He exploited her of money and emotions, but she eventually understood that it’s him who is actually the real victim and thus she left no stone unturned to pull him out of his misery.
A 62 years old divorcee from Sweden, Maria Grett, had set up a dating profile looking for a nice gentleman to share company with, and thought she’d hit it off with this 58-year-old man in Denmark. She was overjoyed when the man seemed trustworthy and so eager to start a relationship.
“He had a way and a sweetness I had never known in a man before,” she said. “He seemed so innocent in a way that it puzzled me.”
Unaware that he was actually a skilled scammer all set to play his cards, she was slowly lured into a feeling of comfort and trust.
As with every other scam story, this man showed interest in meeting her, but said that he had an urgent business job in Nigeria. Then after a while, he started claiming that he and his son had been mugged and injured, and couldn’t pay for medical bills. Already a victim of his sentimental plots, Grette sent thousands of euros to help, unaware that her trust was being exploited.
And then she got a message she never expected.
After sending the money, Grette began to feel suspicious, and her fears were confirmed when, after weeks of no contact, the man contacted her again.
This time, though, he confessed. He was not 58, and he was not from Denmark. Instead, he was a 24-year-old from Nigeria, involved in a dating scam network.
Although she was angry and hurt, but she mostly felt sorry for the young man. She asked him to tell her more about his life, and how he’d ended up running dating scams.
“The most terrible thing was not that he had cheated me, but that he had lost his innocence,” she said.
The man, Johnny, felt bad about what he did and called himself a “devil” for his actions.
Grette felt bad that a young, educated man was so desperate that he had to turn to a life of crime.

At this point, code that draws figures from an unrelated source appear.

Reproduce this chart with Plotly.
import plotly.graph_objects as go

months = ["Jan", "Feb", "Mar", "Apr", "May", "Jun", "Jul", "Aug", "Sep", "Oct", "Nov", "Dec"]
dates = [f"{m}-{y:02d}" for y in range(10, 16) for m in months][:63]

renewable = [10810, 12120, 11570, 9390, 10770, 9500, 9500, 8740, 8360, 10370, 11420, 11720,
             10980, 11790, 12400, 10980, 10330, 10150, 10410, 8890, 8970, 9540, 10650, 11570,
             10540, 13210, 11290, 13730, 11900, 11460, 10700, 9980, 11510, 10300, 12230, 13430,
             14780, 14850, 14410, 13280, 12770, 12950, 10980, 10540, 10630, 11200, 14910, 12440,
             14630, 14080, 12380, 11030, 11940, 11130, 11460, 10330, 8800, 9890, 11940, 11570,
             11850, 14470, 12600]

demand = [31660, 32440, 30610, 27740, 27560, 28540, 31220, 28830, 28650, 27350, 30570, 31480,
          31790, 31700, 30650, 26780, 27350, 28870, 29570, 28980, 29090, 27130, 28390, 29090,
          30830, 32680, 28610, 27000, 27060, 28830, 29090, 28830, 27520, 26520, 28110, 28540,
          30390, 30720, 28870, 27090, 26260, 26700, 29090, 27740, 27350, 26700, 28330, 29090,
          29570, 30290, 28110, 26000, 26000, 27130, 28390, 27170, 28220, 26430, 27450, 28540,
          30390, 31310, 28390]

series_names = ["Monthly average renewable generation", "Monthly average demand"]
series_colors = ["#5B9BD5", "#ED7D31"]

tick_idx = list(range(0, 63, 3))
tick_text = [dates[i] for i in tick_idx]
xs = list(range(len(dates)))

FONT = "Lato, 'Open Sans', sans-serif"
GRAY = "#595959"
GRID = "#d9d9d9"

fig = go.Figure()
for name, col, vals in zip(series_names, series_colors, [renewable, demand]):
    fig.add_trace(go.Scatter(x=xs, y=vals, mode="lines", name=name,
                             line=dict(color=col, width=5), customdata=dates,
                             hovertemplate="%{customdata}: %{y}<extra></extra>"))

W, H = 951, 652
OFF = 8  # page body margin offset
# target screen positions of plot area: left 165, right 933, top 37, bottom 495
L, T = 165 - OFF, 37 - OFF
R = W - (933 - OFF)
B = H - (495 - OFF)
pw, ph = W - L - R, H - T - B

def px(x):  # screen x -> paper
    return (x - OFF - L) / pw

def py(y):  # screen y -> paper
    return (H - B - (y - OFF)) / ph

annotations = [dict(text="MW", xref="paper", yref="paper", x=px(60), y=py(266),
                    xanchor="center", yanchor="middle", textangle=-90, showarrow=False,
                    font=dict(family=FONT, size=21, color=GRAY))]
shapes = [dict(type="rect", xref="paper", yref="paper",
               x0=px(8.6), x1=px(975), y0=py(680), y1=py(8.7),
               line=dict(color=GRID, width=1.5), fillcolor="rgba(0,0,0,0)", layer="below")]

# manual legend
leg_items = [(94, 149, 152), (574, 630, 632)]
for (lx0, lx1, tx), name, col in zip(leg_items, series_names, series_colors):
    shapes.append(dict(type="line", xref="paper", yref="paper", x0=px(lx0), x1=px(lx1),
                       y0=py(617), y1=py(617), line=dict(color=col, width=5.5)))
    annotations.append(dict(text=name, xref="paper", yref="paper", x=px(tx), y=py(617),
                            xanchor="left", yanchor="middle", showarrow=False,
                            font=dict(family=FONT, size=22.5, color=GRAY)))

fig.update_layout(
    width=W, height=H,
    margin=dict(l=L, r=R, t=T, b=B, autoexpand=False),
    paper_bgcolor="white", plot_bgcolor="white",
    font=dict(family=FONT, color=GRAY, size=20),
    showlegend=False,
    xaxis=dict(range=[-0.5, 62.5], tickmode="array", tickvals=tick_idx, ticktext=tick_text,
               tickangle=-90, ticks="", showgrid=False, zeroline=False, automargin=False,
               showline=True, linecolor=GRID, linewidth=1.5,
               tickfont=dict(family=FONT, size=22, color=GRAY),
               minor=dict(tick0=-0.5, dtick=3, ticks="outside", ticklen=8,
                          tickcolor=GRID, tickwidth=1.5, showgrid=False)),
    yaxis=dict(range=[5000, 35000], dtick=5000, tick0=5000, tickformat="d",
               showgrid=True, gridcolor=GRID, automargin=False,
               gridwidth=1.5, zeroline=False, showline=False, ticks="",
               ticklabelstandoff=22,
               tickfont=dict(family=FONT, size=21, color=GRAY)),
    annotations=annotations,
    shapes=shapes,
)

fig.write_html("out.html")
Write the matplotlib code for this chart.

So she decided to meet him face to face to help him out. She traveled to Africa, and the two met for the first time. And it turned out their connection really wasn’t all that fake.

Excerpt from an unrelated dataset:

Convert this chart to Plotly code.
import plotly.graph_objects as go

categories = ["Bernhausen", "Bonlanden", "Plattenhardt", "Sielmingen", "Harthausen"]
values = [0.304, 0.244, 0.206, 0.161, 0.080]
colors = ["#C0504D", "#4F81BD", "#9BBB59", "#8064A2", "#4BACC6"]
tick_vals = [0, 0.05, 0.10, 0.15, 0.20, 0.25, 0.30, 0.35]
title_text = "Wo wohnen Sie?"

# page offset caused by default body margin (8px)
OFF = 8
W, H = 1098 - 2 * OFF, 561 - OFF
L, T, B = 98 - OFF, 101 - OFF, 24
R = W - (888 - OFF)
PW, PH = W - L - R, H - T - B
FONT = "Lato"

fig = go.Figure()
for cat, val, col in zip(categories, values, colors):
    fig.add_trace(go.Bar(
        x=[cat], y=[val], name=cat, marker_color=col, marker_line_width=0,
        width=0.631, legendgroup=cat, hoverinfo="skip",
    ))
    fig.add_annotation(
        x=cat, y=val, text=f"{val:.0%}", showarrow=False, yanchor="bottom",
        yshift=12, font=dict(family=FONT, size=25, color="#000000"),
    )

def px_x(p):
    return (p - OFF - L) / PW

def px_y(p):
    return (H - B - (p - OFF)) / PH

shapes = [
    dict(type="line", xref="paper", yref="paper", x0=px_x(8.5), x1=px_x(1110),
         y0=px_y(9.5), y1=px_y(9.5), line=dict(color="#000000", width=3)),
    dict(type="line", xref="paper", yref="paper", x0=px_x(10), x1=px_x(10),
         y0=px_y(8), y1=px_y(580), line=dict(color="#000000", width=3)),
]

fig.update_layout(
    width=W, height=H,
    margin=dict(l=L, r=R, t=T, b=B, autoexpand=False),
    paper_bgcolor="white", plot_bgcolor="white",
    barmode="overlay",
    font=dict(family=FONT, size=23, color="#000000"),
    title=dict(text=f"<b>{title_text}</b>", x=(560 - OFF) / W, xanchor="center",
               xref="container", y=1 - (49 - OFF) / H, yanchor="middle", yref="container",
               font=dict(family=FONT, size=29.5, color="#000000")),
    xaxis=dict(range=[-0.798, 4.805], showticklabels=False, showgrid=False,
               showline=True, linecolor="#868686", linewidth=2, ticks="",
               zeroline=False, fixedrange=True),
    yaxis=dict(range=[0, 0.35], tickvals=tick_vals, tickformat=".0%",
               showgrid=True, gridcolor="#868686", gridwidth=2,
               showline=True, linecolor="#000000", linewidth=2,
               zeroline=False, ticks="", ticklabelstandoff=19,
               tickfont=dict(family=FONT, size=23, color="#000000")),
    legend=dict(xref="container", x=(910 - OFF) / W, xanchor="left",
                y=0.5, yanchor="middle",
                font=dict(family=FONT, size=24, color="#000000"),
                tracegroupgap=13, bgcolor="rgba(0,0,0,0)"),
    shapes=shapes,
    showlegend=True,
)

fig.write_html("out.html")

“When I saw him at the airport in Abuja, tears ran down his face, and I felt as though I had known him all my life,” Grette said.
Because of their age difference, Grette and Johnny didn’t develop a romantic relationship, but they did become close friends.
Grette also met some of his friends, many of whom also worked as scammers and decided that she wanted to provide opportunities for young people so that they wouldn’t have to resort to scamming.
“I asked myself what I could do to prevent a situation where healthy, good young men fall into this kind trap,” she said.
She then started a program that provides young Nigerian artists and students the chance to attend events and conferences in Europe to help them get a leg up on their careers through funding and grants. She also helped Johnny pay for the rest of his college education.
Today, some seven years after they first “met,” Grette and Johnny are still in touch. Johnny works for an American oil company, and has given up scamming for good. As for the initial scam? Grette has no hard feelings.
“He has asked me so many times to forgive him and I told him that the most important thing is to forgive himself.”